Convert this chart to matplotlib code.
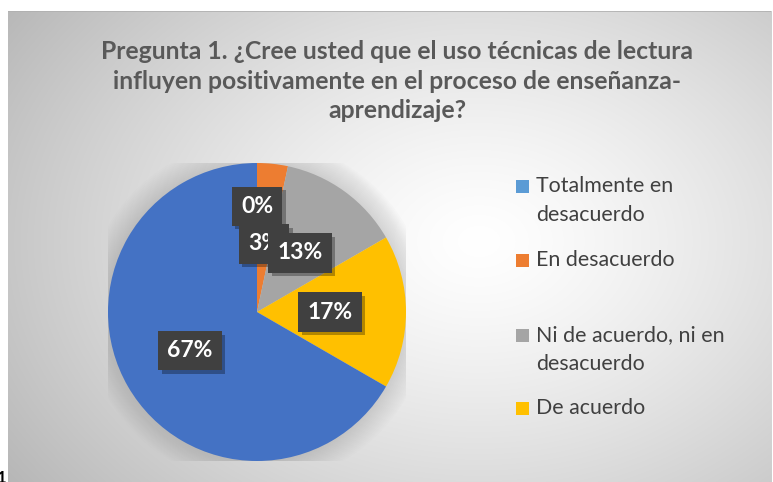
import numpy as np
import matplotlib
matplotlib.use("Agg")
import matplotlib.pyplot as plt
from matplotlib.patches import Rectangle, Circle
import matplotlib.patheffects as pe

# survey counts per answer (30 respondents)
categories = ["Totalmente en desacuerdo", "En desacuerdo",
              "Ni de acuerdo, ni en desacuerdo", "De acuerdo",
              "Totalmente de acuerdo"]
counts = [0, 1, 4, 5, 20]
colors = ["#5B9BD5", "#ED7D31", "#A5A5A5", "#FFC000", "#4472C4"]
legend_labels = ["Totalmente en\ndesacuerdo", "En desacuerdo",
                 "Ni de acuerdo, ni en\ndesacuerdo", "De acuerdo"]
# radial position of each data label (fraction of radius)
label_r = [0.71, 0.46, 0.49, 0.49, 0.52]

title = ("Pregunta 1. ¿Cree usted que el uso técnicas de lectura\n"
         "influyen positivamente en el proceso de enseñanza-\n"
         "aprendizaje?")

plt.rcParams['font.family'] = ['Lato', 'DejaVu Sans']

W, H = 773, 482
fig = plt.figure(figsize=(W / 100, H / 100), dpi=100)

# chart area background with soft radial gradient
bg = fig.add_axes([8 / W, 0, 763 / W, 471 / H], zorder=-10)
yy, xx = np.mgrid[0:471, 0:763]
d = np.sqrt(((xx - 470) / 520.0) ** 2 + ((yy - 230) / 380.0) ** 2)
g = 1.0 - 0.25 * np.clip(d, 0, 1.2) ** 1.3
bg.imshow(np.dstack([g, g, g]), aspect='auto', extent=[0, 1, 0, 1])
bg.plot([0, 1], [1, 1], color="#b0b0b0", lw=1.2)
bg.set_xlim(0, 1)
bg.set_ylim(0, 1)
bg.axis('off')

# pie
cx, cy, R = 257, 312, 149
ax = fig.add_axes([(cx - R) / W, (H - cy - R) / H, 2 * R / W, 2 * R / H])
ax.axis('off')

# soft halo behind the pie
for i in range(14):
    ax.add_patch(Circle((0, 0), 1.0 + 0.011 * (14 - i), color="#909090",
                        alpha=0.022, lw=0, zorder=0))

wedges, _ = ax.pie(counts, colors=colors, startangle=90, counterclock=False,
                   radius=1.0, wedgeprops=dict(linewidth=0), frame=False)
for w in wedges:
    w.set_zorder(2)
ax.set_xlim(-1, 1)
ax.set_ylim(-1, 1)

total = sum(counts)
for w, c, r in zip(wedges, counts, label_r):
    ang = np.deg2rad((w.theta1 + w.theta2) / 2)
    x, y = r * np.cos(ang), r * np.sin(ang)
    t = ax.text(x, y, "%.0f%%" % (100.0 * c / total), ha='center', va='center',
                fontsize=16.5, fontweight='bold', color='white', zorder=4,
                bbox=dict(boxstyle='square,pad=0.4', fc="#404040", ec='none'))
    t.get_bbox_patch().set_path_effects(
        [pe.SimplePatchShadow(offset=(2.5, -2.5), shadow_rgbFace='black', alpha=0.3),
         pe.Normal()])

# title
fig.text(397 / W, 1 - 81 / H, title, ha='center', va='center',
         fontsize=17.8, fontweight='bold', color="#595959", linespacing=1.32)

# legend (manual to follow the reference spacing)
leg_y = [186, 260, 335, 408]
for lab, col, y in zip(legend_labels, colors, leg_y):
    fig.patches.append(Rectangle((516 / W, 1 - (y + 6.5) / H), 13 / W, 13 / H,
                                 transform=fig.transFigure, fc=col, ec='none'))
    fig.text(536 / W, 1 - (y - 10) / H, lab, ha='left', va='top',
             fontsize=15.4, color="#404040", linespacing=1.58)

# stray page-number glyph at the bottom-left corner
fig.text(-0.004, -0.008, "1", ha='left', va='bottom', fontsize=12,
         fontweight='bold', color='black')

fig.savefig("out.png", dpi=100)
════════════════
▶ _TASK DESCRIPTION_
Please quote the lines of the material, beginning with the first and ending with the one that contains "import matplotlib.patheffects as pe", exactly as written and without any pictures.

▶ _SOLUTION FOR THIS PROBLEM_
Convert this chart to matplotlib code.
import numpy as np
import matplotlib
matplotlib.use("Agg")
import matplotlib.pyplot as plt
from matplotlib.patches import Rectangle, Circle
import matplotlib.patheffects as pe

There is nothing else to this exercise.